Our Modern Day Kulaks

Kulaks_1  The House voted yesterday to permanently repeal the Estate Tax (cleverly dubbed the "death tax" by its opponents). As one would expect, the opposition has been fierce and laced with vitriol. Opponents call the repeal the "Paris Hilton Benefit Act," showing both their contempt for an innocent (albeit trampy) young women, and their lack of imagination in crafting rebuttals.

Thoroughly unconvincing is the only way to describe their arguments. Consider the reasoning of Matthew Yglesias on his blog:

I might be an earnest, hardworking dude who works in the store. And somebody might die and give the store to me. The store may be worth millions and millions of dollars. If so, I ought to pay tax on it. Why? Because I've just inherited millions and millions of dollars, that's why. That I'm earnest and hardworking, and that my riches came in the form of a valuable store rather than a heaping plate of gold matters not a whit. What about those sad folks forced to sell the family business? Don't cry for them. Here you are, you inherit a store worth $X. You owe $Y in taxes, with Y being less than X. So you are "forced" to sell the store, and accept "only" $X-Y as your inheritance. Note that X is a figure in the millions, and Y a small proportion of X. This is a very good problem to have, abstracting away from the fact that someone you love has probably died and this is probably a bigger concern of yours that the tax bill. This is, in other words, a non-problem.

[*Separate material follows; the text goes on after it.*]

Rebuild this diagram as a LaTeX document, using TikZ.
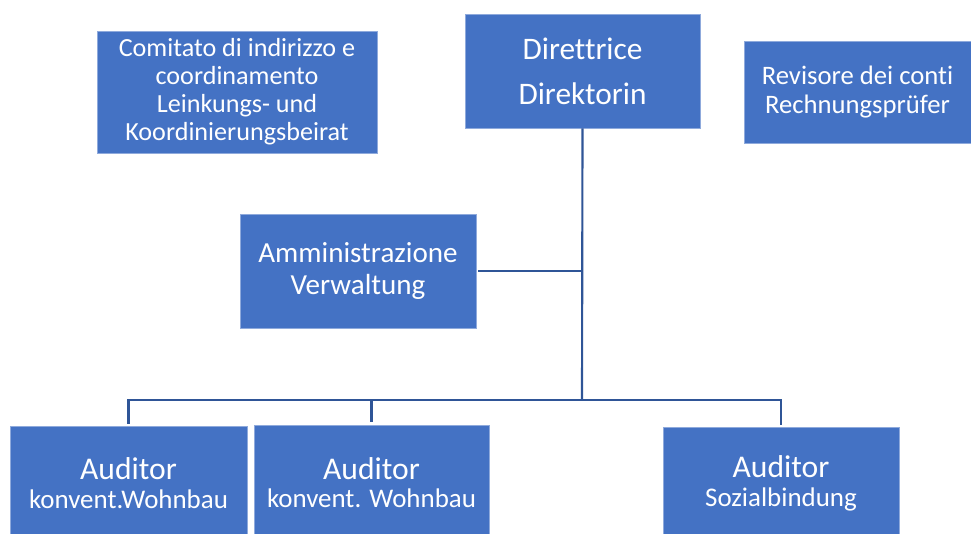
\documentclass[tikz,border=0pt]{standalone}
\usepackage{fontspec}
\setmainfont{Carlito}[Ligatures=NoCommon]
\definecolor{boxblue}{HTML}{4472C4}
\definecolor{lineblue}{HTML}{2F5597}
\definecolor{edgeblue}{HTML}{8FAADC}
\begin{document}
\begin{tikzpicture}[x=0.75pt,y=-0.75pt,
  box/.style={rectangle,fill=boxblue,draw=edgeblue,line width=0.5pt,text=white,align=center,inner sep=0pt},
  conn/.style={draw=lineblue,line width=1.6pt}]
\useasboundingbox (0,0) rectangle (971,534);
\node[box,minimum width=210pt,minimum height=91.5pt,font={\fontsize{19.6}{21}\selectfont}] (com) at (237,92)
  {Comitato di indirizzo e\\coordinamento\\Leinkungs- und\\Koordinierungsbeirat};
\node[box,minimum width=176.25pt,minimum height=85.5pt,font={\fontsize{23.5}{33.75}\selectfont}] (dir) at (582.5,71)
  {Direttrice\\Direktorin};
\node[box,minimum width=170.25pt,minimum height=76.5pt,font={\fontsize{20}{21.5}\selectfont}] (rev) at (857.5,92)
  {Revisore dei conti\\Rechnungsprüfer};
\node[box,minimum width=177pt,minimum height=85.5pt,font={\fontsize{21.8}{24}\selectfont}] (amm) at (358,271)
  {Amministrazione\\Verwaltung};
\tikzset{aud/.style={box,font={\fontsize{20.2}{21.5}\selectfont}}}
\node[aud,minimum width=177.75pt,minimum height=85.5pt] (aud1) at (128.5,483)
  {{\fontsize{23.7}{21.5}\selectfont Auditor}\\konvent.Wohnbau};
\node[aud,minimum width=176.25pt,minimum height=86.25pt] (aud2) at (371.5,482.5)
  {{\fontsize{23.7}{21.5}\selectfont Auditor}\\konvent. Wohnbau};
\node[aud,minimum width=177pt,minimum height=84.75pt] (aud3) at (781,483.5)
  {{\fontsize{23.7}{21.5}\selectfont Auditor}\\Sozialbindung};
\coordinate (j) at (582,271);
\coordinate (b) at (582,400);
\draw[conn] (dir.south) -- (b);
\draw[conn] ([xshift=1.5pt]amm.east) -- (j);
\draw[conn,shorten <=1.5pt] (aud1.north) |- (b);
\draw[conn,shorten >=1.5pt] (b) -| (aud3.north);
\draw[conn,shorten <=2pt] (aud2.north) -- (aud2.north |- b);
\end{tikzpicture}
\end{document}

Now he's right in that a financial gift puts you ahead so long as it's greater than 1 cent. Other than that, what an unbelievably stupid argument. I'm sure Mr. Yglesias is no totalitarian, but apparently he believes that the individual has no claim on his resources whatsoever. Even if we find it repugnant for Ms. Hilton to be handed a large inheritance, focusing on her is incorrect. In reality, it's the wishes of her parents that are being carried out. It's their property rights that are being protected. Just as my grandmother can send me a birthday card with $10 in it, so too may Mr. and Mrs. Hilton give to their daughter as much of their legitimately owned money as they please. (Not to mention that the estate tax is a tax on money that's already been taxed in one form or another while Mr. and Mrs. Hilton controlled it).

But don't these taxes only fall on the richest of the rich? Yes. But why single these individuals out? We've begun to address other forms of discrimination (racism, sexism, anti-semitism), but many still view the rich as different entities, somehow unlike us. They are the modern-day Kulaks.